A bit of a history lesson

To see how PDFs are handled, we can delve a bit into web history. See, in the past, browsers had no idea what a PDF is. So they could not open it. But we've seen PDFs being opened in browsers long before built-in PDF viewers were a thing, so how did that work?

It used to be possible to extend browser functionality with far more control than what you can do with limited extensions/addons these days. Those were most generically known as plugins. In Internet Explorer, they were ActiveX controls; in Mozilla Firefox and later Google Chrome they were NPAPI plugins. These plugins were capable of doing everything any other program could, and could additionally register themselves as a handler for a specific file type that might be otherwise unrecognised by the browser. (Incidentally, this was later found to be a huge security risk and support for these powerful plugins was gradually dropped...)

In the days of plugins, you would go and install Adobe Acrobat Reader, which would then install an ActiveX or NPAPI plugin that would register the application/pdf MIME type and tell the browser to open those types inline using the plugin.

Of course, after a number of security and performance issues caused by these plugins, the major browser vendors decided to incorporate their own PDF viewers while phasing out support for most plugins. The only one we still see is Adobe Shockwave Flash, which handles application/x-shockwave-flash.

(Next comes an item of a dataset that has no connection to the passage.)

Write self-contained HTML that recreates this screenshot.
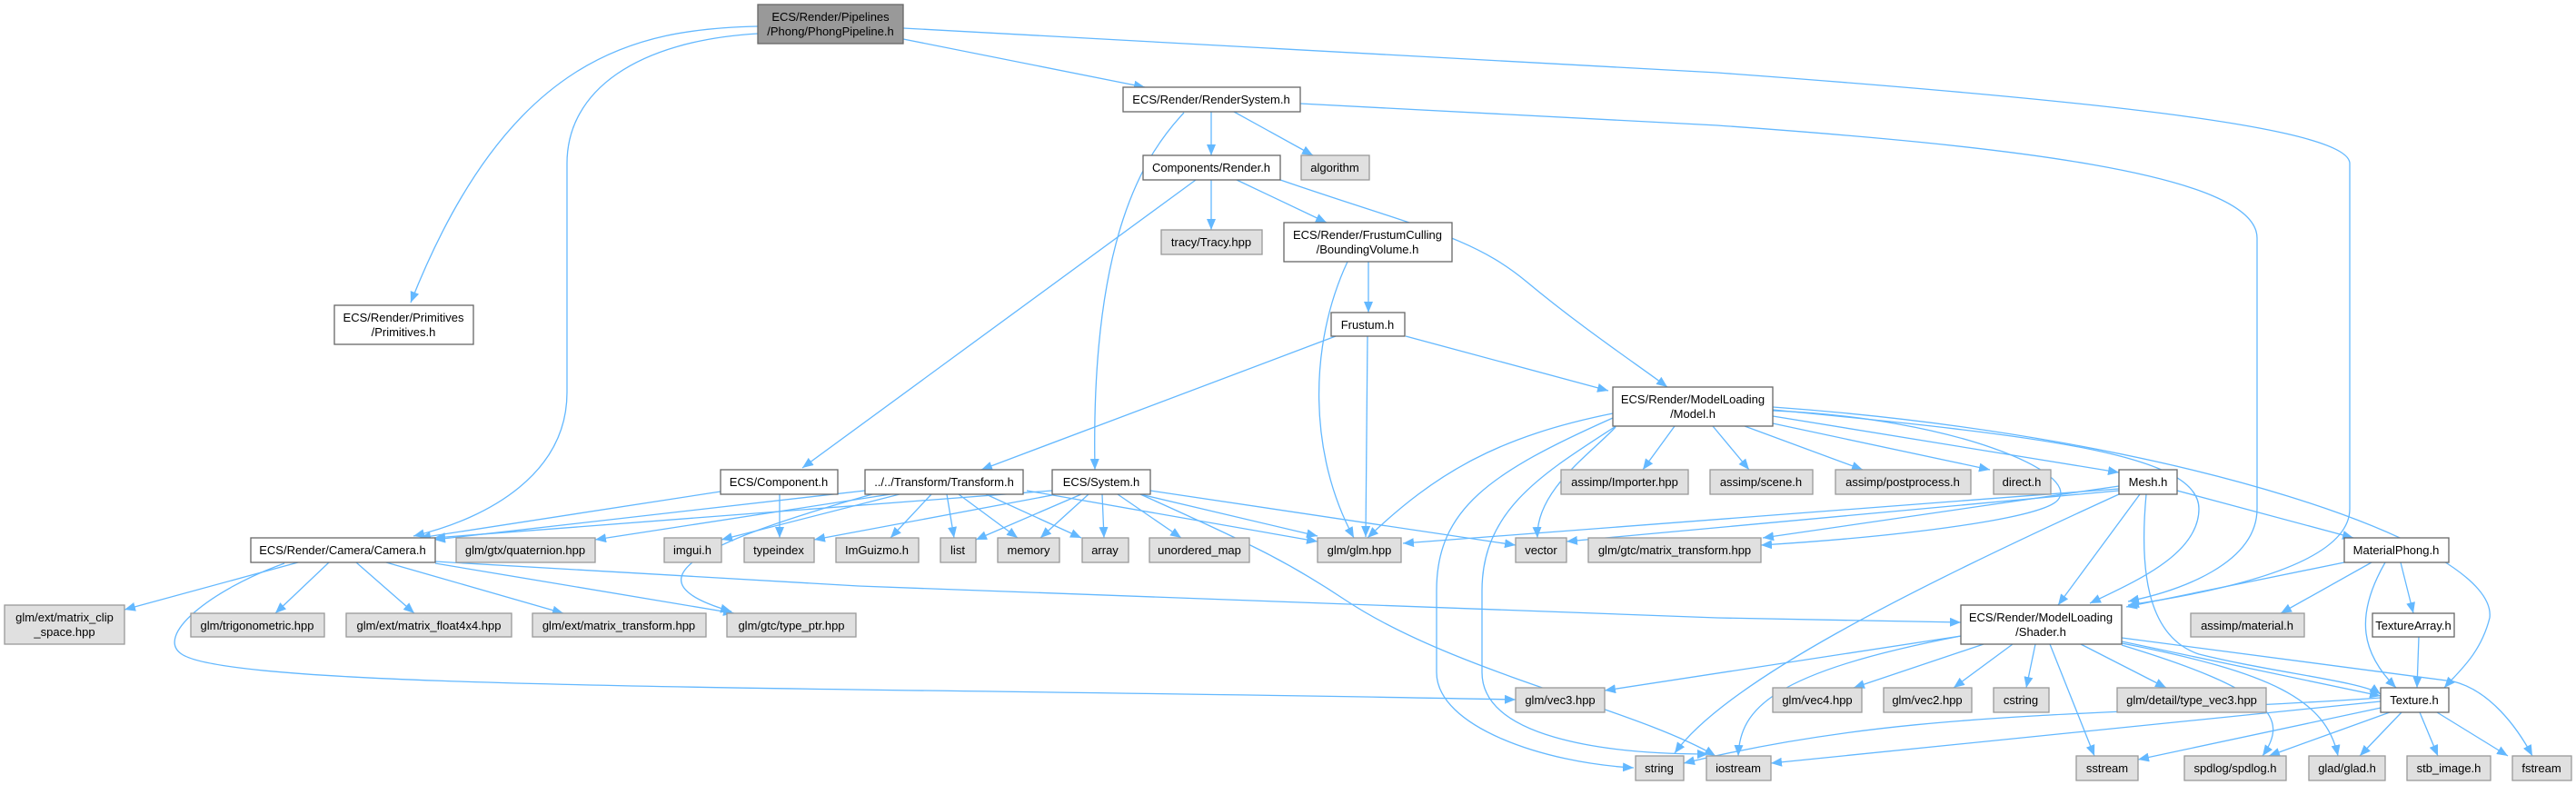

There's actually still some leftover controls for this, e.g. in Firefox the Preview in Firefox option still exists:

Screenshot of option

In the past, this would have allowed the choice between multiple plugins that registered that type. For example, the list of registered types for Flash:

Screenshot of registered types

Those days were also before a lot of the media support that came with HTML5. It wasn't just PDFs - your browser would have no idea how to handle a MP4 container or H.264 video, no idea how to play a MP3 file, etc., etc.. You would see plugins provided by media players like VLC or even Windows Media Player, or websites would embed a media player built in Flash.